Luanda Vieira acredita que já passamos da fase de acreditar nos segredos de beleza das celebs: “Acredito que nós já passamos da época de querer ‘o segredo da beleza’ do outro. Acho perigoso esse discurso, mas admiro personalidades que entram neste mercado com o apoio de especialistas e muito estudo”.
Notando sua capacidade de influência e de vender produtos de terceiros para seu público, bem como a possibilidade de investir e gerenciar seus próprios negócios, essas celebridades unem o útil ao agradável.

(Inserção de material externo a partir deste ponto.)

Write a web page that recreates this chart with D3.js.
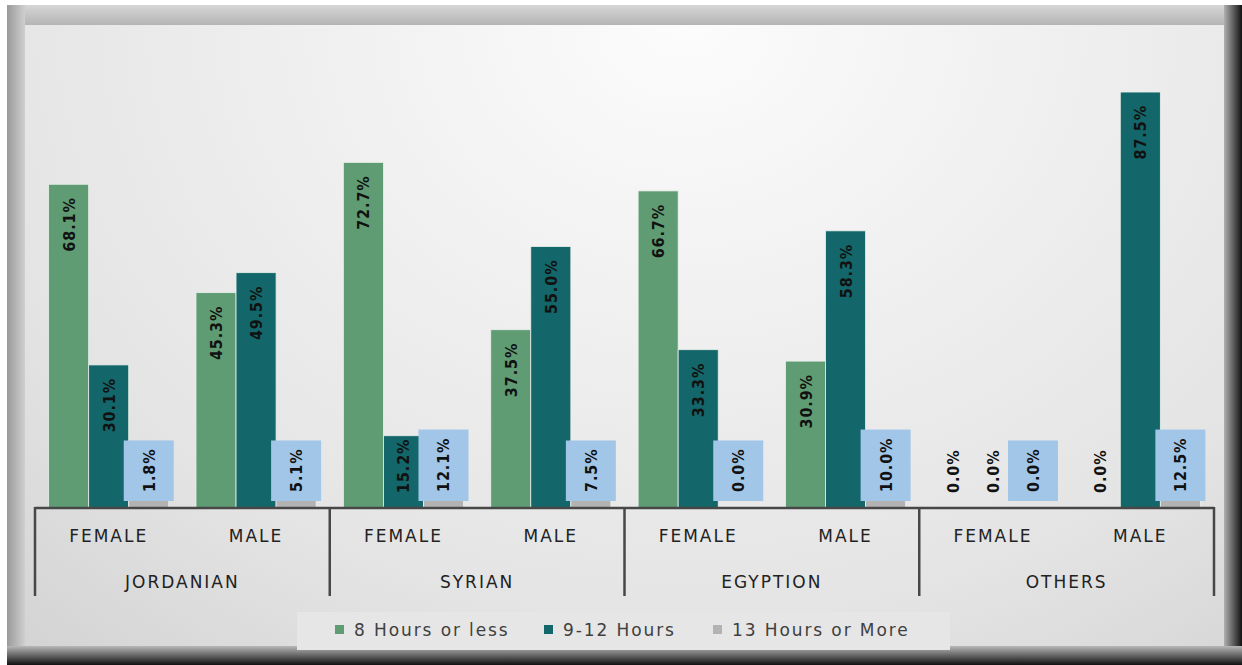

Criam produtos e publicidade para suas próprias marcas, sendo seus próprios influenciadores e tendo suas redes sociais (e as redes das marcas) como principal ferramenta de marketing e, para os nomes mais influentes da atualidade, isso basta.
As linhas e produtos de beleza se equivalem aos clássicos merchs – camisetas e moleton vendidos nos shows muito fortes nos anos 90 e 2000. Talvez, uma das grandes problemáticas disso seja o quanto estamos acostumados à imagem editada, maquiada e photoshopada dessas celebridades. Principalmente nas campanhas de suas marcas, que prometem resultados que nem mesmo as próprias atingiram apenas usando seus produtos. Afinal, (se ainda não o fazem) pelo menos antes de criarem suas próprias marcas, usavam produtos de terceiros para atingir seus looks de beleza.
Além disso, com todas as problemáticas ambientais que o setor da beleza está inserido, incluindo o extrativismo e geração de lixo e embalagens plásticas, é inevitável o questionamento: precisamos de tantas marcas de beleza? Ainda, por que celebridades engajadas em causas ambientais não parecem hesitar em criar suas próprias marcas sem grandes preocupações além de criar produtos vegan e cruelty-free?
Cortar o cordão umbilical da idolatria e admiração pelas celebridades preferidas é difícil. Mas será que é tempo de adquirirmos uma posição mais crítica quanto a seus posicionamentos e marcas?